Provided data:
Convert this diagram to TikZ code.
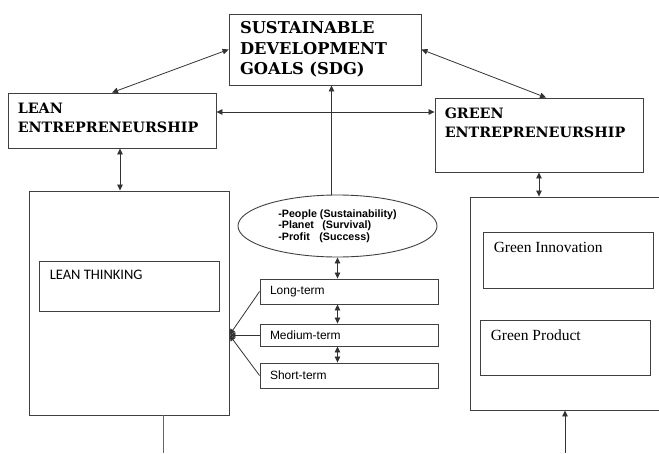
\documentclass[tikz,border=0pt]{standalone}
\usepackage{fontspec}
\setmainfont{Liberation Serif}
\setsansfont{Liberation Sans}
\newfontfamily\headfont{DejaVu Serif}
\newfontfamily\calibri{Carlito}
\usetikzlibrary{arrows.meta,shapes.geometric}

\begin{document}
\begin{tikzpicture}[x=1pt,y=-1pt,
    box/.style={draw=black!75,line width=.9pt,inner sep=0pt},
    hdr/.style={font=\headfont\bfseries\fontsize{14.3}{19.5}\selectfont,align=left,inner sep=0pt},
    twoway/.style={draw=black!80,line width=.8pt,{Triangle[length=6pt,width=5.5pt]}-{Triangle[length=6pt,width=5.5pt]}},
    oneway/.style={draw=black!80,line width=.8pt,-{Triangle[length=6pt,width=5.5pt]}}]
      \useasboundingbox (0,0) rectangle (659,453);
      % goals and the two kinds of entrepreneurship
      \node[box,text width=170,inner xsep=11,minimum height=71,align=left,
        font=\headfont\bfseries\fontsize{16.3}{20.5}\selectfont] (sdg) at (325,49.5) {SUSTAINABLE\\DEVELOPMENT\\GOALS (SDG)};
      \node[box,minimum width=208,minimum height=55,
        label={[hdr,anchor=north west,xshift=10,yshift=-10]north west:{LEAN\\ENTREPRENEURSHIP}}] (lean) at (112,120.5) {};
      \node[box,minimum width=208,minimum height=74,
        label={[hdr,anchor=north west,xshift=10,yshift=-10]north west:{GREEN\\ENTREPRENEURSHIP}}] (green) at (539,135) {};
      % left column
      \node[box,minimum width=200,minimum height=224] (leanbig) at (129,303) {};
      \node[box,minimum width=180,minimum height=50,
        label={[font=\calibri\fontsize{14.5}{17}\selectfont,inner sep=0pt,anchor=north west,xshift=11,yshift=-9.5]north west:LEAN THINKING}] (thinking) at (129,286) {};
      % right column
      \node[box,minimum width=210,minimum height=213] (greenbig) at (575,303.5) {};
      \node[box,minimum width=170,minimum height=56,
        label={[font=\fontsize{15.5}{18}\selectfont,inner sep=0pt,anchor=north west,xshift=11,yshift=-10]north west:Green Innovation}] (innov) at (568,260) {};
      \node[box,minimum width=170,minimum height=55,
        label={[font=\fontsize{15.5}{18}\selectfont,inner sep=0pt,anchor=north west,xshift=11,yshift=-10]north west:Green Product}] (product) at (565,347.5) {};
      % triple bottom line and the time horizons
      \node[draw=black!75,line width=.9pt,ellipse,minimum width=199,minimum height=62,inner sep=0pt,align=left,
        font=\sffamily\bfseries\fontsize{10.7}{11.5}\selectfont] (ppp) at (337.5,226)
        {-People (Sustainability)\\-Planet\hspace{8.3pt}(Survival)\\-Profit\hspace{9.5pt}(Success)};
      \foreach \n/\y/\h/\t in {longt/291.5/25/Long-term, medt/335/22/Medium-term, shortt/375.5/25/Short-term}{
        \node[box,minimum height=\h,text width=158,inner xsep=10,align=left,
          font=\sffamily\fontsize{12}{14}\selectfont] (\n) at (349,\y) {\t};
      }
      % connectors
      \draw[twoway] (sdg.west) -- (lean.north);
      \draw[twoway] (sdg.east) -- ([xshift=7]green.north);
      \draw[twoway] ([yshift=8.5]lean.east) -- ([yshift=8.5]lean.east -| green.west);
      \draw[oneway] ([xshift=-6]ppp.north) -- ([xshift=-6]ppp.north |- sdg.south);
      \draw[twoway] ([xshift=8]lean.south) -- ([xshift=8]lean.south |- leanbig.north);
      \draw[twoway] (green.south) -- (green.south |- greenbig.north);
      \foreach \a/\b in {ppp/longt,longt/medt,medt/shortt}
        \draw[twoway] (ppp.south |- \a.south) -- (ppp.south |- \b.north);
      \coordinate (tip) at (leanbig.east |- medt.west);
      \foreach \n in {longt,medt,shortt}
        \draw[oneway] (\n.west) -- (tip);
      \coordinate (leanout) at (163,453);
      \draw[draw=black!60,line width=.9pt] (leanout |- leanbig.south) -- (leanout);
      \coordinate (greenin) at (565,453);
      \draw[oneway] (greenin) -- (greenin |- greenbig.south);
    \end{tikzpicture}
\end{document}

Directive: Quote the material in full and exactly; do not carry over its pictures.

Complete response:
Convert this diagram to TikZ code.
\documentclass[tikz,border=0pt]{standalone}
\usepackage{fontspec}
\setmainfont{Liberation Serif}
\setsansfont{Liberation Sans}
\newfontfamily\headfont{DejaVu Serif}
\newfontfamily\calibri{Carlito}
\usetikzlibrary{arrows.meta,shapes.geometric}

\begin{document}
\begin{tikzpicture}[x=1pt,y=-1pt,
    box/.style={draw=black!75,line width=.9pt,inner sep=0pt},
    hdr/.style={font=\headfont\bfseries\fontsize{14.3}{19.5}\selectfont,align=left,inner sep=0pt},
    twoway/.style={draw=black!80,line width=.8pt,{Triangle[length=6pt,width=5.5pt]}-{Triangle[length=6pt,width=5.5pt]}},
    oneway/.style={draw=black!80,line width=.8pt,-{Triangle[length=6pt,width=5.5pt]}}]
      \useasboundingbox (0,0) rectangle (659,453);
      % goals and the two kinds of entrepreneurship
      \node[box,text width=170,inner xsep=11,minimum height=71,align=left,
        font=\headfont\bfseries\fontsize{16.3}{20.5}\selectfont] (sdg) at (325,49.5) {SUSTAINABLE\\DEVELOPMENT\\GOALS (SDG)};
      \node[box,minimum width=208,minimum height=55,
        label={[hdr,anchor=north west,xshift=10,yshift=-10]north west:{LEAN\\ENTREPRENEURSHIP}}] (lean) at (112,120.5) {};
      \node[box,minimum width=208,minimum height=74,
        label={[hdr,anchor=north west,xshift=10,yshift=-10]north west:{GREEN\\ENTREPRENEURSHIP}}] (green) at (539,135) {};
      % left column
      \node[box,minimum width=200,minimum height=224] (leanbig) at (129,303) {};
      \node[box,minimum width=180,minimum height=50,
        label={[font=\calibri\fontsize{14.5}{17}\selectfont,inner sep=0pt,anchor=north west,xshift=11,yshift=-9.5]north west:LEAN THINKING}] (thinking) at (129,286) {};
      % right column
      \node[box,minimum width=210,minimum height=213] (greenbig) at (575,303.5) {};
      \node[box,minimum width=170,minimum height=56,
        label={[font=\fontsize{15.5}{18}\selectfont,inner sep=0pt,anchor=north west,xshift=11,yshift=-10]north west:Green Innovation}] (innov) at (568,260) {};
      \node[box,minimum width=170,minimum height=55,
        label={[font=\fontsize{15.5}{18}\selectfont,inner sep=0pt,anchor=north west,xshift=11,yshift=-10]north west:Green Product}] (product) at (565,347.5) {};
      % triple bottom line and the time horizons
      \node[draw=black!75,line width=.9pt,ellipse,minimum width=199,minimum height=62,inner sep=0pt,align=left,
        font=\sffamily\bfseries\fontsize{10.7}{11.5}\selectfont] (ppp) at (337.5,226)
        {-People (Sustainability)\\-Planet\hspace{8.3pt}(Survival)\\-Profit\hspace{9.5pt}(Success)};
      \foreach \n/\y/\h/\t in {longt/291.5/25/Long-term, medt/335/22/Medium-term, shortt/375.5/25/Short-term}{
        \node[box,minimum height=\h,text width=158,inner xsep=10,align=left,
          font=\sffamily\fontsize{12}{14}\selectfont] (\n) at (349,\y) {\t};
      }
      % connectors
      \draw[twoway] (sdg.west) -- (lean.north);
      \draw[twoway] (sdg.east) -- ([xshift=7]green.north);
      \draw[twoway] ([yshift=8.5]lean.east) -- ([yshift=8.5]lean.east -| green.west);
      \draw[oneway] ([xshift=-6]ppp.north) -- ([xshift=-6]ppp.north |- sdg.south);
      \draw[twoway] ([xshift=8]lean.south) -- ([xshift=8]lean.south |- leanbig.north);
      \draw[twoway] (green.south) -- (green.south |- greenbig.north);
      \foreach \a/\b in {ppp/longt,longt/medt,medt/shortt}
        \draw[twoway] (ppp.south |- \a.south) -- (ppp.south |- \b.north);
      \coordinate (tip) at (leanbig.east |- medt.west);
      \foreach \n in {longt,medt,shortt}
        \draw[oneway] (\n.west) -- (tip);
      \coordinate (leanout) at (163,453);
      \draw[draw=black!60,line width=.9pt] (leanout |- leanbig.south) -- (leanout);
      \coordinate (greenin) at (565,453);
      \draw[oneway] (greenin) -- (greenin |- greenbig.south);
    \end{tikzpicture}
\end{document}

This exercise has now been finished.